» YOUR INSTRUCTIONS:
Using the listing below, please print exactly the lines from the one with "Write a component" through the one with "['#4F81BD', '#C0504D', '#9BBB59', '#8064A2', '#4BACC6'];". Leave out every picture.

Figure scripts:
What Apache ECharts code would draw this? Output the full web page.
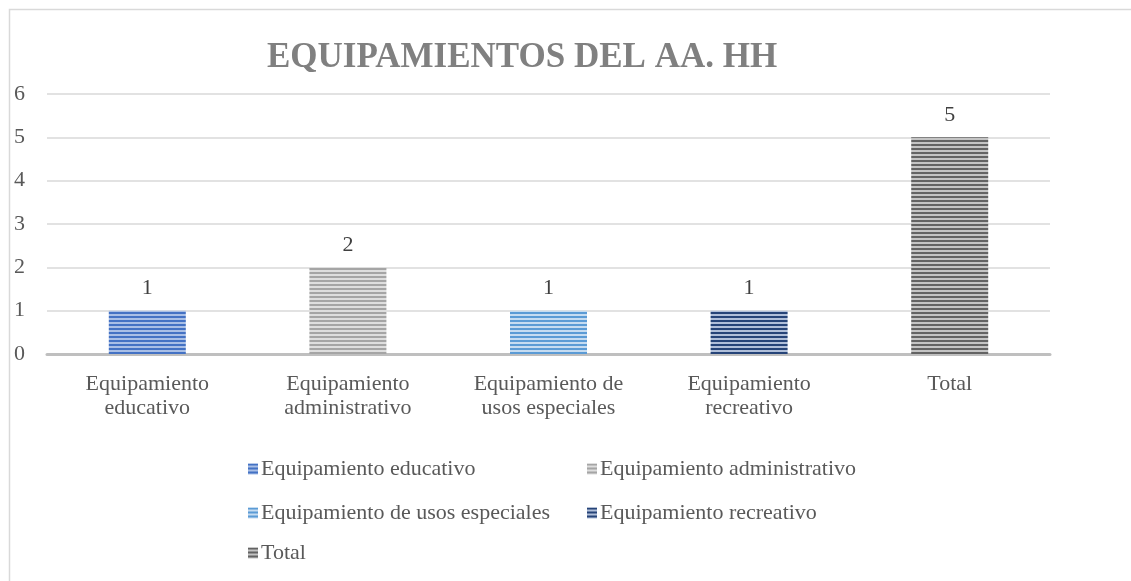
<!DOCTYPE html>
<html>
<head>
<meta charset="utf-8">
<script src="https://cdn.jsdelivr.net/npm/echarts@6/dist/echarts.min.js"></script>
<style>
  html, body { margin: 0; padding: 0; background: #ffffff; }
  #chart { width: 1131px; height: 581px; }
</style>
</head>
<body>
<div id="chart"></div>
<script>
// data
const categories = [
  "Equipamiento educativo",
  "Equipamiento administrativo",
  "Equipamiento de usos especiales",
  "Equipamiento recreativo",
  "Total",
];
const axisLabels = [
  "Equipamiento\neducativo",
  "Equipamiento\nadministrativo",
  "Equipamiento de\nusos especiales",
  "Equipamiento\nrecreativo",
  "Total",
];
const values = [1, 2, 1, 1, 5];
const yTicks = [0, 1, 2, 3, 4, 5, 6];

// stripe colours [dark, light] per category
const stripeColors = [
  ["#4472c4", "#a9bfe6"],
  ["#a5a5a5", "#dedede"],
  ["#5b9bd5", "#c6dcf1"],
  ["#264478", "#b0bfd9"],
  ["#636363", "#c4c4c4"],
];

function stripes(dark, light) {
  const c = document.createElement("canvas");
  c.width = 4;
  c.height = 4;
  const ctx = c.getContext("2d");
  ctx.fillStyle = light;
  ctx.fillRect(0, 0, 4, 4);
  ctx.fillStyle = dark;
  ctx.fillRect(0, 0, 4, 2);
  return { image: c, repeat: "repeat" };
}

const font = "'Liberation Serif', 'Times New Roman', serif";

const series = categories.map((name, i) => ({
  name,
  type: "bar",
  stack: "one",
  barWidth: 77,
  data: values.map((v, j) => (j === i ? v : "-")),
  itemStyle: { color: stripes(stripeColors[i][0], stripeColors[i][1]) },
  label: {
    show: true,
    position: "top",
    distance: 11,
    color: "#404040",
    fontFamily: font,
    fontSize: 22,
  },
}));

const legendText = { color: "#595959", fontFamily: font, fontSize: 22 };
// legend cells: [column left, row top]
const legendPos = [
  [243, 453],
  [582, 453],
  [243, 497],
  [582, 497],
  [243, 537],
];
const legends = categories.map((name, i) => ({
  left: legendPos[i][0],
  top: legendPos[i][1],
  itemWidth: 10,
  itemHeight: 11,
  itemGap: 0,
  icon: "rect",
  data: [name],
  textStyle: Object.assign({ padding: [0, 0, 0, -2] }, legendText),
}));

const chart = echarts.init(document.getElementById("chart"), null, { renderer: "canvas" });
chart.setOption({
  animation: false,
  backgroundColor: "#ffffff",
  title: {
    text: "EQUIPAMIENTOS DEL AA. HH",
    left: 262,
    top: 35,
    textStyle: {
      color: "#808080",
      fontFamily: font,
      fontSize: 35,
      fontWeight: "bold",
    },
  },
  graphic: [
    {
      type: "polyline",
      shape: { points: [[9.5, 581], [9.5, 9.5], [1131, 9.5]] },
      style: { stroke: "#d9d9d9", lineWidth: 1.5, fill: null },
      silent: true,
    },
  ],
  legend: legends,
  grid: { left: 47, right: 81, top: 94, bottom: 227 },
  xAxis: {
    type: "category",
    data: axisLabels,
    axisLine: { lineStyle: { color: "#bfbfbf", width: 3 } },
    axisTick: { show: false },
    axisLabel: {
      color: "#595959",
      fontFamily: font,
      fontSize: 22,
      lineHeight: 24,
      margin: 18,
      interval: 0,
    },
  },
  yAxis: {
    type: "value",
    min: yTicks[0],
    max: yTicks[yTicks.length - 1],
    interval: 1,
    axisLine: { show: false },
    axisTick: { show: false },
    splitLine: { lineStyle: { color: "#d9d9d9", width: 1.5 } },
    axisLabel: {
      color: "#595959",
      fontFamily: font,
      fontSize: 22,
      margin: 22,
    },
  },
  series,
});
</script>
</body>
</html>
--
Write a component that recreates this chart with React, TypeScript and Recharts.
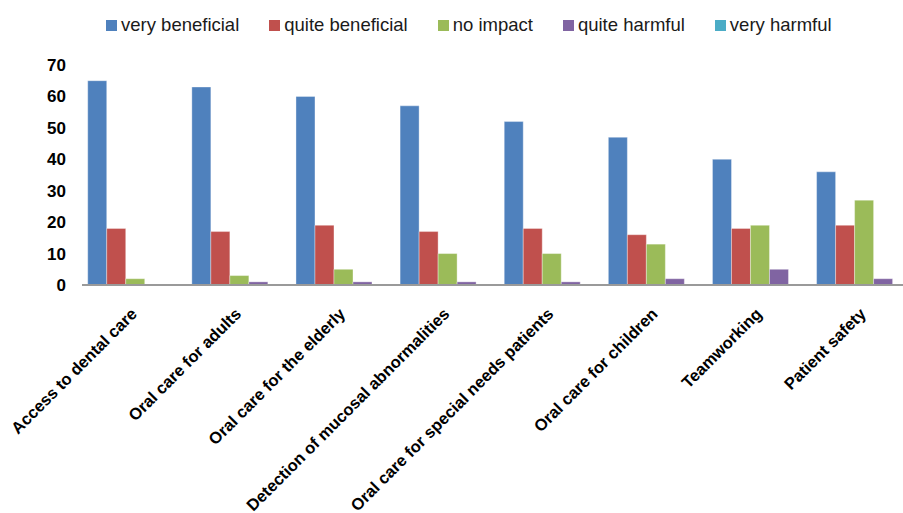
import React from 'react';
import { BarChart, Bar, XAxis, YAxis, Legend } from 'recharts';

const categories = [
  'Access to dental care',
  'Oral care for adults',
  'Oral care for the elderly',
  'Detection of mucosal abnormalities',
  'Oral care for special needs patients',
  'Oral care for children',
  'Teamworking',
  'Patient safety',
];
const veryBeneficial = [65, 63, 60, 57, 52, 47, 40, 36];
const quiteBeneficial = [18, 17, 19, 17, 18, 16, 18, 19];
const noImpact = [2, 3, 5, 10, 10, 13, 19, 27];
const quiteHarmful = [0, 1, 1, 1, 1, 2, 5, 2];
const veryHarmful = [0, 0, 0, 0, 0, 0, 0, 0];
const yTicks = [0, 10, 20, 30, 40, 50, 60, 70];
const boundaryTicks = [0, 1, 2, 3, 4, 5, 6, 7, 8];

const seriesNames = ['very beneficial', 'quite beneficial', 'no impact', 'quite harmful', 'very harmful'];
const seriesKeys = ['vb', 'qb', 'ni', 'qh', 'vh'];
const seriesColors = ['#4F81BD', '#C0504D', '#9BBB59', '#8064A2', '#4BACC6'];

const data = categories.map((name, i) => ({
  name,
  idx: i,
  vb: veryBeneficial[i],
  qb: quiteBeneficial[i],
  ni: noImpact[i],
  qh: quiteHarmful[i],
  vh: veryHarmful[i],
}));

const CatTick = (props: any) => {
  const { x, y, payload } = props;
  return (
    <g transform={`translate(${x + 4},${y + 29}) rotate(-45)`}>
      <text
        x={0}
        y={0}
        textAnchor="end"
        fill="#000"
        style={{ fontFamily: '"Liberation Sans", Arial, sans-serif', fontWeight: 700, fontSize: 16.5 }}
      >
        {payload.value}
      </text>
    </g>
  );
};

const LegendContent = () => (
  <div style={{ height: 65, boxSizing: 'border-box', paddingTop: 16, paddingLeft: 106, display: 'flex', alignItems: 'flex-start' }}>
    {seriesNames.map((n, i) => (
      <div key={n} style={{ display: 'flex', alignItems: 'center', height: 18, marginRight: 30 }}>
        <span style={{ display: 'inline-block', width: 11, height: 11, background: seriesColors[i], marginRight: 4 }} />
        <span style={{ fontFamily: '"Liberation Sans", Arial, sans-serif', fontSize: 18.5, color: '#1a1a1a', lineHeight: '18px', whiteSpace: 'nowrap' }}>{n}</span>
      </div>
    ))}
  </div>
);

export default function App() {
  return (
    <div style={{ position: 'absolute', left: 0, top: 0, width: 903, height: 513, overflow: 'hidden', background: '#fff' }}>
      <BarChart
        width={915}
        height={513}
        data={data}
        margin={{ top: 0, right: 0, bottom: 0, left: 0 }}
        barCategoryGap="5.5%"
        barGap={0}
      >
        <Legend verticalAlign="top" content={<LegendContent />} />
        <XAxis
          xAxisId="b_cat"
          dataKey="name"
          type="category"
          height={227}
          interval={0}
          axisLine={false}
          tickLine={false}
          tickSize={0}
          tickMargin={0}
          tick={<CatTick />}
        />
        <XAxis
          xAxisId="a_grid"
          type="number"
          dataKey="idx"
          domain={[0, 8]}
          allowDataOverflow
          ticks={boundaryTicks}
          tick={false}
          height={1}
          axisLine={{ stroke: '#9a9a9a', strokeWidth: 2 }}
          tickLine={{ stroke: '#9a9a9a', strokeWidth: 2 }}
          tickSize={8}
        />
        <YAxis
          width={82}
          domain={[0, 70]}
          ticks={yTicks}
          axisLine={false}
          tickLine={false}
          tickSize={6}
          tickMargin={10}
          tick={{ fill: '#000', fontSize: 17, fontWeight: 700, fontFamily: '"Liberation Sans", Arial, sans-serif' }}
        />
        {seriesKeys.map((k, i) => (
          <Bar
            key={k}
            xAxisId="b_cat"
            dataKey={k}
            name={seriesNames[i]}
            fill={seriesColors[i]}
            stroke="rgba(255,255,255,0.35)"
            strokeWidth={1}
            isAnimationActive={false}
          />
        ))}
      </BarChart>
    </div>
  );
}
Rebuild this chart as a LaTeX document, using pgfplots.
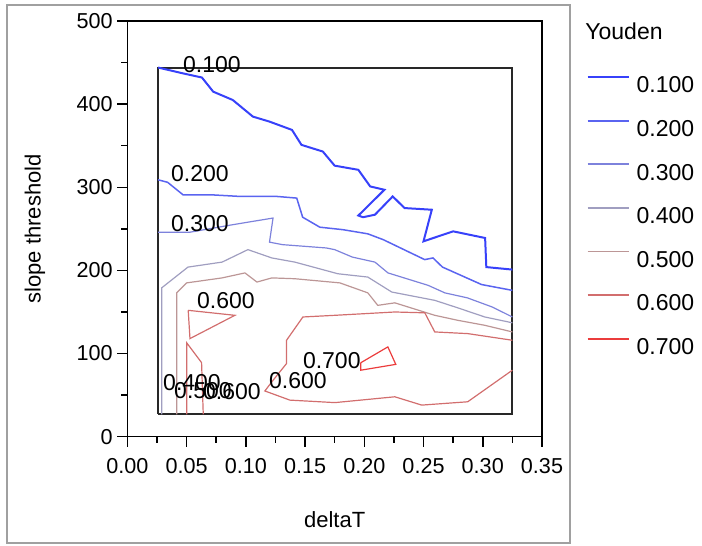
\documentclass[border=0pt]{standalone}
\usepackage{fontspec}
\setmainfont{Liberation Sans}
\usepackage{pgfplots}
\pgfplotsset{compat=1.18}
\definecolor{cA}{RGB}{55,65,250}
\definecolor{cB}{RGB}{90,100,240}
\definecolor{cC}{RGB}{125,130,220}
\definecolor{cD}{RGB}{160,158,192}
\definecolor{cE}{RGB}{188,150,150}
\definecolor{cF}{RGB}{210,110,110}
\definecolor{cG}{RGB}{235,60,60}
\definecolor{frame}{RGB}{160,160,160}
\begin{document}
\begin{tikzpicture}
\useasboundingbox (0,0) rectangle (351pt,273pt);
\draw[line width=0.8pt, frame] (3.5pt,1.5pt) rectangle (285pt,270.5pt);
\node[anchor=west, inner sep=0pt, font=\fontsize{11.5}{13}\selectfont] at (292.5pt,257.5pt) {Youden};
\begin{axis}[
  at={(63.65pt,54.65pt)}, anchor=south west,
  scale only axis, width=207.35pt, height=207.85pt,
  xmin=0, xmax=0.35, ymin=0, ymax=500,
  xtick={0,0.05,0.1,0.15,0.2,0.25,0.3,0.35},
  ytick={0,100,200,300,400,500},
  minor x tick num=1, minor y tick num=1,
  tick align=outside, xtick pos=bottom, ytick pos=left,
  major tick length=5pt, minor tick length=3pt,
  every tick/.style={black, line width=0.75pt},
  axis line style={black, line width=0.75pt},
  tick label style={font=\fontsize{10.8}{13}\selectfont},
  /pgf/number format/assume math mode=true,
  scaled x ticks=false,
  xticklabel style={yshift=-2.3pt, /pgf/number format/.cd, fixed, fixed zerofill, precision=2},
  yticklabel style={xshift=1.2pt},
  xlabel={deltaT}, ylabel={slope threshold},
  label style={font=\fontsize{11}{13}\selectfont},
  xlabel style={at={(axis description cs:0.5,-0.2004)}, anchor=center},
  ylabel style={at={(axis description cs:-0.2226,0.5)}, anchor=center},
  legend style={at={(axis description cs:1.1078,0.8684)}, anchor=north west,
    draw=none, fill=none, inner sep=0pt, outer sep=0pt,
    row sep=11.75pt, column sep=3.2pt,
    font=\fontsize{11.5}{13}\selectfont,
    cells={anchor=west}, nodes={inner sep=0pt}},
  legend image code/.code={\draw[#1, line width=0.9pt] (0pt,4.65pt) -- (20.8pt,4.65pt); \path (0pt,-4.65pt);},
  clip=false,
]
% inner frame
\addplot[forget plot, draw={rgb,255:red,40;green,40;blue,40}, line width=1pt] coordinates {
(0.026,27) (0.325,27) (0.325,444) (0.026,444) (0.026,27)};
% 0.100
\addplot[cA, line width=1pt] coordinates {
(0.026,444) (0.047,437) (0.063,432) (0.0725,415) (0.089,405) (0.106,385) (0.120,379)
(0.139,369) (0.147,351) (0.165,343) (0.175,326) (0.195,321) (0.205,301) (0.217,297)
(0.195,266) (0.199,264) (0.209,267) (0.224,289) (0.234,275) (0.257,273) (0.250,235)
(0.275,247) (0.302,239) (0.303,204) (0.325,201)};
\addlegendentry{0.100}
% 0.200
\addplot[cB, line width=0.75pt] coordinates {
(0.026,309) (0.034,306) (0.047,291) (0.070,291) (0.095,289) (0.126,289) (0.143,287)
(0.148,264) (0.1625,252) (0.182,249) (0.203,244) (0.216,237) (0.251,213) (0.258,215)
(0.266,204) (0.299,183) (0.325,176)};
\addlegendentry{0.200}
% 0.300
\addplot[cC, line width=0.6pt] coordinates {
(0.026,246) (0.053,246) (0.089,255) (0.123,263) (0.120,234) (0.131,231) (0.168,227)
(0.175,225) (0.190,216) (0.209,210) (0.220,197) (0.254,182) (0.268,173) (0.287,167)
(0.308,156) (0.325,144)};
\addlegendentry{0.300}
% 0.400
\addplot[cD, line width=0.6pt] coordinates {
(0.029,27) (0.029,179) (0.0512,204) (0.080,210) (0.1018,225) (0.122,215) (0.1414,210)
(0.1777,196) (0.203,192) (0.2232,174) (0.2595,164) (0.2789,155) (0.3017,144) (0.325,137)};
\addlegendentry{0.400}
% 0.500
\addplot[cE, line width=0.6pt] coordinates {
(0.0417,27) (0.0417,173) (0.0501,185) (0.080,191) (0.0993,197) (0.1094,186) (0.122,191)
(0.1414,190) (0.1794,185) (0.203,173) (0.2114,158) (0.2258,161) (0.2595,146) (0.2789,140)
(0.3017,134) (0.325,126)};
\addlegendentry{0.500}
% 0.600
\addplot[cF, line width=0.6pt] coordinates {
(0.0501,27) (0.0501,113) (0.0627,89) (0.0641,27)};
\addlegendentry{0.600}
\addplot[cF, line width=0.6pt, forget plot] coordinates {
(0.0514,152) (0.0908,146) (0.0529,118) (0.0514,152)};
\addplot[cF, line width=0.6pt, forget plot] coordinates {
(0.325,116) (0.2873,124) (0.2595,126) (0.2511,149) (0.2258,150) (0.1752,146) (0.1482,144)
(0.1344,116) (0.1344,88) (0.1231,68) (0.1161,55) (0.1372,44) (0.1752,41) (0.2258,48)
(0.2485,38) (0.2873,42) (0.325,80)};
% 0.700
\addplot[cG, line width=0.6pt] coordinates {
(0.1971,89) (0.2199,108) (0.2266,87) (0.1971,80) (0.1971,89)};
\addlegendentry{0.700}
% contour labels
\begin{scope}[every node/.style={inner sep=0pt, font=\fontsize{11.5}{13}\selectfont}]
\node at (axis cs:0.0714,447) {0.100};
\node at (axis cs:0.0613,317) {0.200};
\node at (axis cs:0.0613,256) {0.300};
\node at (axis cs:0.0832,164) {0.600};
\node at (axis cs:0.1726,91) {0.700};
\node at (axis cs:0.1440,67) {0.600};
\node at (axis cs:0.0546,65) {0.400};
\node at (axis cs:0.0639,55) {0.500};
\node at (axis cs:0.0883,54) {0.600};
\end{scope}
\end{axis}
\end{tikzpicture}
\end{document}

» EXERCISE RESULT:
Write a component that recreates this chart with React, TypeScript and Recharts.
import React from 'react';
import { BarChart, Bar, XAxis, YAxis, Legend } from 'recharts';

const categories = [
  'Access to dental care',
  'Oral care for adults',
  'Oral care for the elderly',
  'Detection of mucosal abnormalities',
  'Oral care for special needs patients',
  'Oral care for children',
  'Teamworking',
  'Patient safety',
];
const veryBeneficial = [65, 63, 60, 57, 52, 47, 40, 36];
const quiteBeneficial = [18, 17, 19, 17, 18, 16, 18, 19];
const noImpact = [2, 3, 5, 10, 10, 13, 19, 27];
const quiteHarmful = [0, 1, 1, 1, 1, 2, 5, 2];
const veryHarmful = [0, 0, 0, 0, 0, 0, 0, 0];
const yTicks = [0, 10, 20, 30, 40, 50, 60, 70];
const boundaryTicks = [0, 1, 2, 3, 4, 5, 6, 7, 8];

const seriesNames = ['very beneficial', 'quite beneficial', 'no impact', 'quite harmful', 'very harmful'];
const seriesKeys = ['vb', 'qb', 'ni', 'qh', 'vh'];
const seriesColors = ['#4F81BD', '#C0504D', '#9BBB59', '#8064A2', '#4BACC6'];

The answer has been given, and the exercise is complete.